Anys Mezzaour ou L’art de raconter des histoires*

Drame social, empruntant toutefois à plusieurs autres genres, et interrogeant les perceptions et les liens entre les individus, «Entendu  dans le silence» est le 4e roman d’Anys Mezzaour,  paru en octobre 2018 aux éditions Casbah.

Tout prédestinait Amir et Mélissa, personnages principaux du roman «Entendu dans le silence» d’Anys Mezzaour, à se revoir un jour. En attendant, chacun vivait dans son monde : Amir, informaticien à Alger, décroche un boulot de rêve et commence à s’en sortir socialement même si quelque chose manque à sa vie ; il le sait, le ressent mais ne saurait exprimer ce sentiment d’incomplétude. De son côté, Mélissa, parisienne «populaire, riche et branchée» se sent mal dans sa peau. En proie, elle aussi, à des problèmes intérieurs et à des sentiments contradictoires, elle quitte sa vie et ses repères pour un temps (celui des vacances), pour travailler en tant qu’animatrice dans un hôtel en Tunisie.

Et c’est là que Mélissa rencontre Amir, venu prendre quelques jours de repos. Les deux protagonistes nouent un lien puissant et développent une «relation singulière» consistant en des sentiments qu’ils n’arrivent pas à définir. Croyant en un nouveau départ après avoir fui leurs vies «antérieures», celles-ci finiront par les rattraper.

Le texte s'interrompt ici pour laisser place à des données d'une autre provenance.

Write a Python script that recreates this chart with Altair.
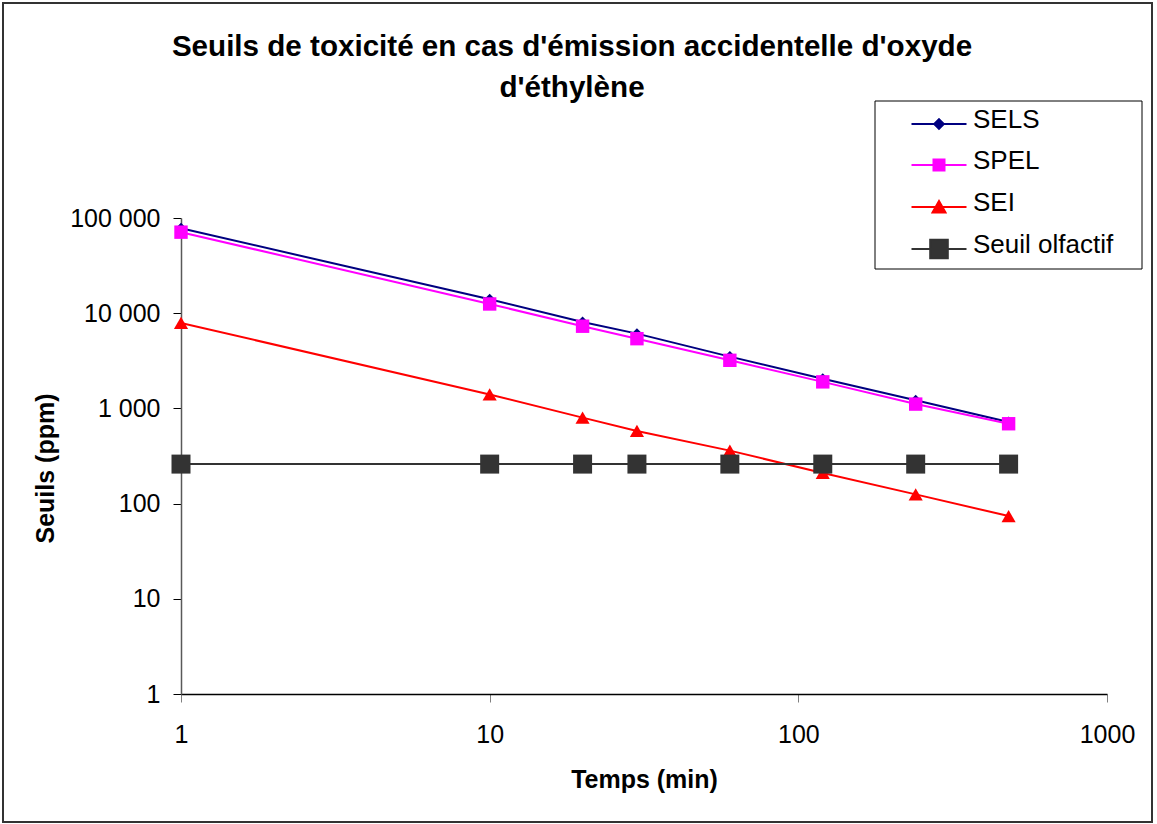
import altair as alt
import pandas as pd

# ---- data ----
temps = [1, 10, 20, 30, 60, 120, 240, 480]
sels = [78000, 14000, 8100, 6100, 3500, 2050, 1220, 720]
spel = [71000, 12500, 7300, 5400, 3200, 1900, 1110, 690]
sei = [7900, 1400, 800, 580, 360, 210, 125, 74]
seuil_olfactif = [260, 260, 260, 260, 260, 260, 260, 260]
noms_series = ["SELS", "SPEL", "SEI", "Seuil olfactif"]
x_ticks = [1, 10, 100, 1000]
y_ticks = [1, 10, 100, 1000, 10000, 100000]
titre = ["Seuils de toxicité en cas d'émission accidentelle d'oxyde", "d'éthylène"]
titre_x = "Temps (min)"
titre_y = "Seuils (ppm)"

# ---- styles ----
FONT = "Liberation Sans"
W, H = 926, 476
PAD = {"left": 181, "top": 218, "right": 50, "bottom": 130}
colors = ["#000080", "#FF00FF", "#FF0000", "#333333"]
marker_shapes = ["diamond", "square", "triangle-up", "square"]
marker_sizes = [121, 180, 200, 361]
legend_paths = [
    "M-2.75,0.4H2.75M0,-0.08L0.48,0.4L0,0.88L-0.48,0.4Z",
    "M-2.75,0.4H2.75M-0.55,-0.15H0.55V0.95H-0.55Z",
    "M-2.75,0.4H2.75M0,-0.2L0.65,0.95L-0.65,0.95Z",
    "M-2.75,0.4H2.75M-0.88,-0.52H0.88V1.32H-0.88Z",
]

rows = []
for nom, valeurs in zip(noms_series, [sels, spel, sei, seuil_olfactif]):
    for t, v in zip(temps, valeurs):
        rows.append({"Temps": t, "Seuil": v, "Serie": nom})
df = pd.DataFrame(rows)

x_enc = alt.X(
    "Temps:Q",
    scale=alt.Scale(type="log", domain=[1, 1000], nice=False),
    axis=alt.Axis(
        values=x_ticks, labelExpr="format(datum.value, 'd')", grid=False,
        tickSize=8, tickColor="#808080", domainColor="#000000", domainWidth=1.5,
        labelFont=FONT, labelFontSize=25, labelColor="black", labelPadding=20,
        labelFlush=False, labelOverlap=False,
        title=titre_x, titleFont=FONT, titleFontSize=25, titleFontWeight="bold",
        titleColor="black", titleX=463, titleY=93, titleBaseline="alphabetic",
        titleAlign="center",
    ),
)
y_enc = alt.Y(
    "Seuil:Q",
    scale=alt.Scale(type="log", domain=[1, 100000], nice=False),
    axis=alt.Axis(
        values=y_ticks, labelExpr="replace(format(datum.value, ','), ',', ' ')",
        grid=False, tickSize=8, tickColor="#000000", domainColor="#595959",
        domainWidth=1.5, labelFont=FONT, labelFontSize=25, labelColor="black",
        labelPadding=13, labelFlush=False, labelOverlap=False,
        title=titre_y, titleFont=FONT, titleFontSize=25, titleFontWeight="bold",
        titleColor="black", titleX=-128, titleY=250, titleAngle=270,
        titleBaseline="alphabetic", titleAlign="center",
    ),
)

one = pd.DataFrame({"k": [0]})
outer_frame = alt.Chart(one).mark_rect(
    fill="white", fillOpacity=0, stroke="#333333", strokeWidth=2
).encode(x=alt.value(-178), x2=alt.value(971), y=alt.value(-215), y2=alt.value(604))

legend_frame = alt.Chart(one).mark_rect(
    fill="white", stroke="#000000", strokeWidth=1
).encode(x=alt.value(694), x2=alt.value(961), y=alt.value(-117), y2=alt.value(51))

base = alt.Chart(df)

line_layers = []
point_layers = []
for nom, col, shp, sz in zip(noms_series, colors, marker_shapes, marker_sizes):
    serie = base.transform_filter(alt.datum.Serie == nom)
    line_layers.append(
        serie.mark_line(strokeWidth=2, color=col).encode(x=x_enc, y=y_enc)
    )
    point_layers.append(
        serie.mark_point(filled=True, opacity=1, shape=shp, size=sz, color=col, strokeWidth=0)
        .encode(x=x_enc, y=y_enc)
    )

leg = alt.Legend(
    title=None, orient="none", legendX=745, legendY=-111, padding=0,
    labelFont=FONT, labelFontSize=26, labelColor="black", labelLimit=400,
    symbolSize=400, symbolStrokeWidth=2, rowPadding=15, labelOffset=21,
)
# legend-only layer (no rows drawn): the legend is built from the scale domains
legend_layer = base.transform_filter("false").mark_point(
    filled=True, opacity=1, strokeWidth=2
).encode(
    fill=alt.Fill("Serie:N", scale=alt.Scale(domain=noms_series, range=colors), legend=leg),
    stroke=alt.Stroke("Serie:N", scale=alt.Scale(domain=noms_series, range=colors), legend=leg),
    shape=alt.Shape("Serie:N", scale=alt.Scale(domain=noms_series, range=legend_paths), legend=leg),
)

chart = alt.layer(
    outer_frame, legend_frame, *line_layers, *point_layers, legend_layer
).properties(
    width=W, height=H,
    autosize=alt.AutoSizeParams(type="none"),
    padding=PAD,
    background="white",
    title=alt.TitleParams(
        text=titre, font=FONT, fontSize=29.6, fontWeight="bold", color="black",
        anchor="middle", dx=-72, offset=-131, lineHeight=41, baseline="bottom",
        frame="group",
    ),
).configure_view(strokeWidth=0)

chart.save("out.html", embed_options={"renderer": "svg", "actions": False})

Commence alors une incroyable aventure les menant sur les traces de leur histoire, où ces âmes en souffrance seront (enfin !) les acteurs de leurs vies. Ensemble, ils seront plus forts pour affronter les dangers qui les guettent et pour faire face à la vérité qui finira par éclater et fera voler en éclats tout un monde édifié sur le mensonge. La vérité surgit et après le désordre, il n’y a de place pour rien d’autre que la paix.

Roman captivant, porté par le souci de l’auteur de raconter des histoires, ce qu’il fait avec aisance et talent, «Entendu dans le silence» est construit autour d’un prologue, d’un épilogue et de 13 chapitres titrés. Il y est question de mensonges, de manipulation, d’un passé refoulé et d’une vérité qui éclate pour bouleverser l’existence des deux protagonistes.

A part quelques lenteurs au tout début, l’intrigue se met rapidement en place dans ce drame social, qui emprunte à plusieurs autres genres (dystopie, thriller…) mais aussi aux codes de notre époque, pour dire l’impact et le pouvoir des perceptions, qui sont «les plus puissants moteurs de l’action».

«Entendu dans le silence» s’intéresse également à d’autres thèmes, allant des relations familiales et amicales aux relations amoureuses, en passant par le pouvoir d’Internet via les réseaux sociaux notamment. Un livre qui se lit d’une traite !

Par ailleurs, il y a lieu de rappeler que ce roman est le premier d’Anys Mezzaour après la trilogie dans le genre «fantasy» : «Le Lien de temps», englobant «La Proie des Mondes», «La Terreur des Mondes» et «L’Espérance des Mondes», parus en 2013, 2015 et 2016 aux éditions Enag. Corécipiendaire du prix L’ivrEscQ» du jeune écrivain algérien en 2014, l’auteur, né en 1996, a été, en 2018, le parrain du Prix de la Nouvelle Fantastique initié par l’Institut français.

Par ce roman, «Entendu dans le silence», il sort de sa zone de confort, écrit sur notre époque telle qu’il la perçoit et nous conforte dans l’idée selon laquelle il est un des auteurs avec lesquels il va falloir compter à l’avenir. Pour le moment, Anys Mezzaour prouve qu’il sait raconter des histoires !

Sara KHARFI

  •  «Entendu dans le silence» d’Anys Mezzaour. Roman, 208 pages, éditions Casbah, Alger, octobre 2018. Prix : 700 DA.

*J’ai publié cet article, que je reproduis ici, dans les colonnes du quotidien « Reporters » (quotidien national d’information), le 26 novembre 2018.